The diagram is not terribly clear. In particular, the non-mask tokens are dropped from the predictor, even though it clearly predicts everything (just like MAE). The only difference is that we’re supervising in latent space, not pixel space. This makes sense—there are too many high frequency details for learning great representations, so even MAE does some post processing like normalizing the images as a target instead. Also inputs are provided both on the left and the right, which should be a cardinal sin of diagram creation.

Here’s a picture of the MAE architecture to remind you.

Overview of the MAE architecture.

Overview of the MAE architecture.

In this sense, I actually don’t disagree with V-JEPA at all then. It does away with many of the high frequency details which plague MAE, but in turn then needs to deal with supervising latent representations. This requires borrowing from the standard SSL literature, for pretty good results.

Parting Thoughts

I have two main thoughts. The first is that when I first interpreted Yann’s “no-pixel-supervision” claim, I thought he meant we need to do away with using priors about pixel data, i.e., images. It turns out that he really just means no pixel supervision, literally. Amidst all the marketing that point got lost, but seeing as he’s just getting around MAE weakest spot of high frequency pixel noise (even keeping the dense prediction you get compared to I-JEPA), I like it a lot. We’re not throwing away structure that we can take advantage of, but actually leveraging it in our prior.

The only weird thing is that the latents for some reason aren’t as immediately usable as say DINO. Anecdotally in a few of my projects, I’ve tried using frozen V-JEPA 2 representations for VLMs and just for representation analysis (primarily in multimodal settings), and they’ve been much worse than other frozen representations. From chatting with others I’m not the only one with this problem, but maybe they’re just not semantic at all.

The second is that I’m not convinced that this specific framework has to be it. I’m sure that goes without saying, but JEPA was not the pioneer in any sense of neither SSL nor latent prediction. It built on a whole host of works that carved the landscape out, and it will continue to be one of many works which approach SSL with its own angle. Only time will tell which approach survives. DINO is already on version 3 and well and alive, as well as Perception Encoder (which is a Hiera model, a descendant of MAE actually!) and SigLIP as alternative approaches.

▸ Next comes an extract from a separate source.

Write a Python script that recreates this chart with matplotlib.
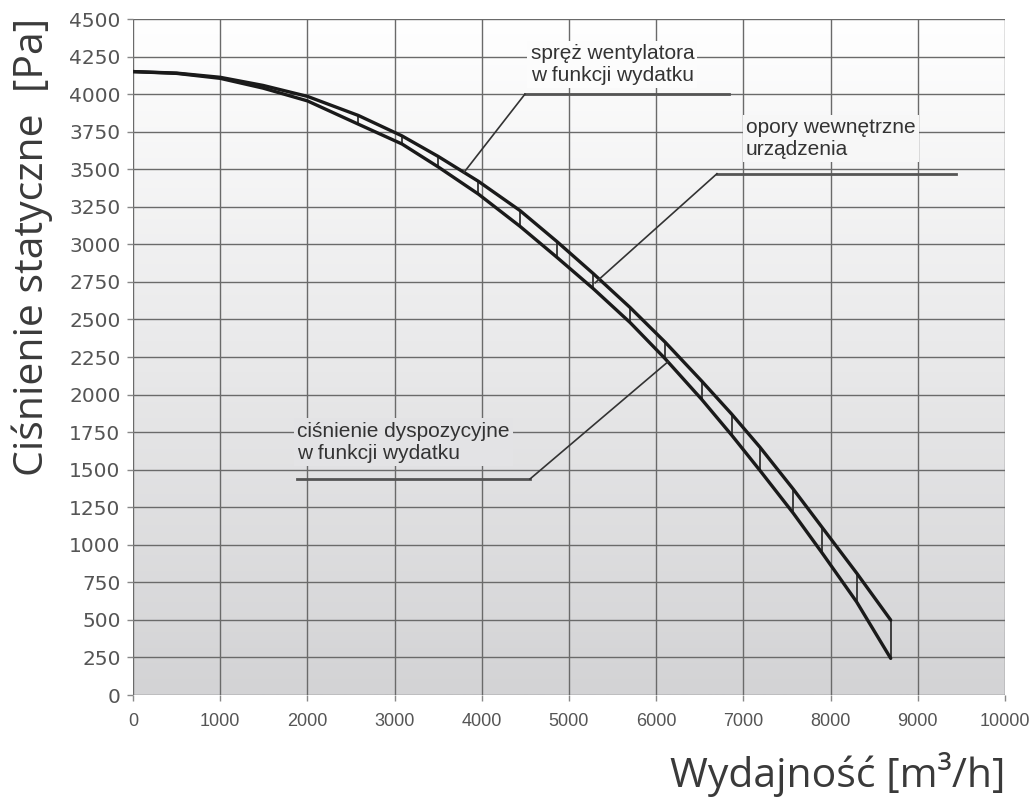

There’s also data flywheel approaches like SAM which one could consider as active or curriculum learning, but have been immensely popular while still being “semi-supervised” in a sense. Recurrent models like Recurrent Masked Auto-Encoders are also refreshing takes on a field that has felt mostly stagnant for new ideas, revisiting our assumptions on an input signal level.

All of this is to say: representation learning is far from dead—it is alive more than ever!

References

[1] Maes, L., Le Lidec, Q., Scieur, D., et al. "LeWorldModel: Stable End-to-End Joint-Embedding Predictive Architecture from Pixels." arXiv preprint arXiv:2603.19312 2026.

[2] Chen, T., Kornblith, S., Norouzi, M., et al. "A Simple Framework for Contrastive Learning of Visual Representations." ICML 2020.

[3] He, K., Fan, H., Wu, Y., et al. "Momentum Contrast for Unsupervised Visual Representation Learning." CVPR 2020.

[4] Grill, J., Strub, F., Altché, F., et al. "Bootstrap Your Own Latent: A New Approach to Self-Supervised Learning." NeurIPS 2020.

[5] Caron, M., Touvron, H., Misra, I., et al. "Emerging Properties in Self-Supervised Vision Transformers." ICCV 2021.

[6] Radford, A., Kim, J. W., Hallacy, C., et al. "Learning Transferable Visual Models From Natural Language Supervision." ICML 2021.

[7] Zhai, X., Mustafa, B., Kolesnikov, A., et al. "Sigmoid Loss for Language Image Pre-Training." ICCV 2023.

[8] He, K., Chen, X., Xie, S., et al. "Masked Autoencoders Are Scalable Vision Learners." CVPR 2022.

[9] Assran, M., Duval, Q., Misra, I., et al. "Self-Supervised Learning from Images with a Joint-Embedding Predictive Architecture." CVPR 2023.

[10] Bardes, A., Garrido, Q., Ponce, J., et al. "Revisiting Feature Prediction for Learning Visual Representations from Video." arXiv preprint arXiv:2404.08471 2024.